Dopo il primo anno di università Marta decide di partire per l’Indonesia con GXM Caritas: tre settimane in un orfanotrofio per disabili gestito da suore locali in sull’isola di Nias a nord di Sumatra… Ma al suo ritorno scatta qualcosa: «Mi sono resa conto che quando raccontavo del mio viaggio nessuno mi ascoltava realmente, nessuno sembrava essere veramente interessato all’esperienza che avevo vissuto, quanto piuttosto a confrontare, e a mettere una distanza tra “noi” e “loro”, una risposta è stata: -Bello, però alla fine si sta meglio qui». Aveva già pubblicato un racconto, “Le luci di Parigi”, vincendo un concorso proposto dall’editore EdiKit, ma in quel periodo fremeva per scrivere una storia vera, che finalmente potesse ricevere attenzione, e in un mese nacque il suo primo libro: “La caccia al tesoro: Non solo Indonesia…Un viaggio nel viaggio”. Come scelta editoriale furono pubblicati i primi capitoli online, mentre per terminare il libro si era costretti a comprare il cartaceo. «Se non ho un’immagine nella testa non riesco a scrivere – mi dice Marta -. È stato un viaggio che ho vissuto intensamente, ho scritto poco sul mio diario perché ero impegnata coi bambini, ma quando sono tornata mi è rimasta impressa l’immagine del gioco. Credo sia questo il tesoro che ho trovato: la felicità autentica delle persone che ho incontrato, nonostante le difficoltà, e che credo si esprimesse in quei bambini nei momenti di gioco». Le chiedo se ha un ricordo particolare che si porta nel cuore: «L’Indonesia per me è Fester, un bambino a cui mancava l’articolazione del polso. Mi sono resa conto che desiderava un legame esclusivo con me, e quando badavo ad altri bambini diventava ostile, una volta mi ha dato uno sputo, un’altra un calcio, un’altra ancora un pugno.

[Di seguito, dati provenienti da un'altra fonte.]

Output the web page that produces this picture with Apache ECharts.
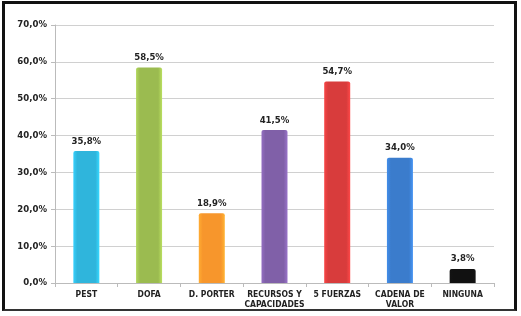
<!DOCTYPE html>
<html><head><meta charset="utf-8">
<script src="https://cdn.jsdelivr.net/npm/echarts@6/dist/echarts.min.js"></script>
<style>html,body{margin:0;padding:0;background:#fff}#c{width:521px;height:316px}
#frame{position:absolute;left:2px;top:1px;width:509px;height:305px;border:3px solid #111;border-bottom:2px solid #333;pointer-events:none}</style>
</head><body><div id="c"></div><div id="frame"></div>
<script>
const categories = ['PEST','DOFA','D. PORTER','RECURSOS Y\nCAPACIDADES','5 FUERZAS','CADENA DE\nVALOR','NINGUNA'];
const values = [35.8, 58.5, 18.9, 41.5, 54.7, 34.0, 3.8];
const colors = ['#2fb5dc','#9bbb50','#f7962c','#8060a8','#d83c3c','#3b7ccc','#111111'];
const yTicks = [0,10,20,30,40,50,60,70];

function grad(c){
  return new echarts.graphic.LinearGradient(0,0,1,0,[
    {offset:0,color:echarts.color.lift(c,-0.15)},
    {offset:0.15,color:c},
    {offset:0.85,color:c},
    {offset:1,color:echarts.color.lift(c,-0.2)}]);
}
const chart = echarts.init(document.getElementById('c'));
chart.setOption({
  animation:false,
  grid:{left:55,right:27,top:25,bottom:33},
  xAxis:{type:'category',data:categories,
    axisLine:{lineStyle:{color:'#bbb'}},
    axisTick:{show:true,length:4,lineStyle:{color:'#bbb'}},
    axisLabel:{color:'#222',fontWeight:'bold',fontSize:8.5,fontFamily:'DejaVu Sans Condensed, Liberation Sans',margin:7,lineHeight:10,interval:0}},
  yAxis:{type:'value',min:0,max:70,interval:10,
    axisLine:{show:true,lineStyle:{color:'#bbb'}},
    axisTick:{show:true,length:4,lineStyle:{color:'#bbb'}},
    splitLine:{lineStyle:{color:'#d0d0d0'}},
    axisLabel:{color:'#222',fontWeight:'bold',fontSize:9.5,fontFamily:'DejaVu Sans Condensed, Liberation Sans',margin:8,
      formatter:v=>v.toFixed(1).replace('.',',')+'%'}},
  series:[{type:'bar',barWidth:26,
    data:values.map((v,i)=>({value:v,itemStyle:{color:grad(colors[i]),borderRadius:[2,2,0,0]}})),
    label:{show:true,position:'top',distance:5,color:'#222',fontWeight:'bold',fontSize:9.5,
      fontFamily:'DejaVu Sans Condensed, Liberation Sans',
      formatter:p=>p.value.toFixed(1).replace('.',',')+'%'}}]
});
</script></body></html>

Mi ha fatto riflettere su come vivo questo aspetto della mia vita: forse, tra i mille impegni, metto anche gli affetti, come se per me ogni cosa avesse la stessa priorità».

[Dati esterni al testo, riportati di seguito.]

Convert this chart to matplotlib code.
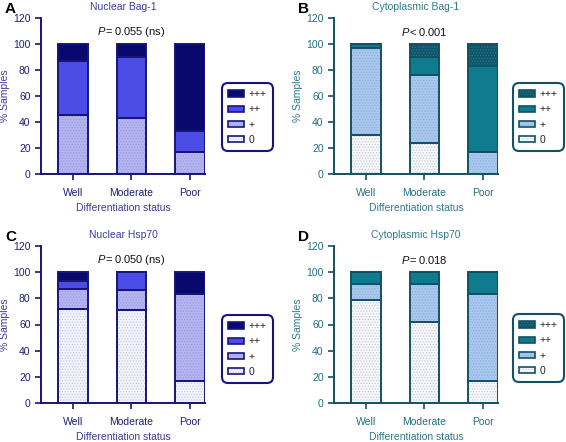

IL PAESE DAGLI OCCHI CHE BRILLANO

L’anno seguente Marta parte per il Brasile, ma al suo ritorno ci sono esami che incombono e tirocini da seguire così «Il paese dagli occhi che brillano» le rimane a fior di labbra, o meglio, a fior di schermo fino ai primi di gennaio, quando il suo secondo libro vede la luce tramite il suo portatile in pochi giorni, in una scrittura febbrile dal 3 al 6 gennaio 2014, venendo pubblicato in pochi mesi. Mentre il primo libro era strutturato come le istruzioni di una vera caccia al tesoro, i capitoli del secondo sono legati più alle pagine di diario, con un’intervista finale ai compagni di viaggio, «senza i quali tutto ciò non sarebbe stato possibile». Il Brasile è stato infatti per Marta un viaggio più emotivo, dove poter vivere sulla sua pelle la scoperta fatta in Indonesia, diventata a Primavera consapevolezza di sé. Dal libro e dalle parole di Marta cresce la mia curiosità per la città di Primavera, per alcuni suoi compagni di viaggio «il posto più bello del mondo» e Marta è affascinata dall’idea di tatuarsi quella parola, che significa così tanto per lei, ed è la stessa sia in italiano che in portoghese. Per il Brasile, dove era impegnata in una struttura delle suore orsoline di Gandino, l’immagine più intensa che affiora alla sua memoria sono i colori, e prima di tutti quelli di un paesaggio che il suo gruppo ha imparato a conoscere bene in quelle settimane: i campi di canna da zucchero. «Immagina un cielo terso, blu, le distese dei campi di canna da zucchero, di un verde abbagliante, e poi la terra rosso-arancione, come le righe del tuo maglione ma più scura». Mi figuro il colore della terra rossa dei campi da tennis, mentre sogno con lei attraverso i suoi occhi entusiasti.
«Ecco, l’immagine è questa: il blu è il futuro, il verde il presente, il rosso il passato…E ogni giorno è vita nuova». La ringrazio della piacevole chiacchierata e le prometto di leggere entrambi i suoi libri, mentre sta per partire per Londra, intenzionata a scrivere un nuovo racconto. «Vieni giovedì?». Mi informa che il 14 maggio al collegio Lucchini alle ore 18 ci sarà la presentazione di entrambi, resa possibile grazie alla Direttrice, e in cui saranno presenti l’editore EdiKit e l’assessore bergamasco Giacomo Angeloni, il quale ha scritto la prefazione del primo libro e sarà presente per testimoniare la sua esperienza di ex-partente e per promuovere il progetto Giovani per il mondo della Caritas. Io non mancherò.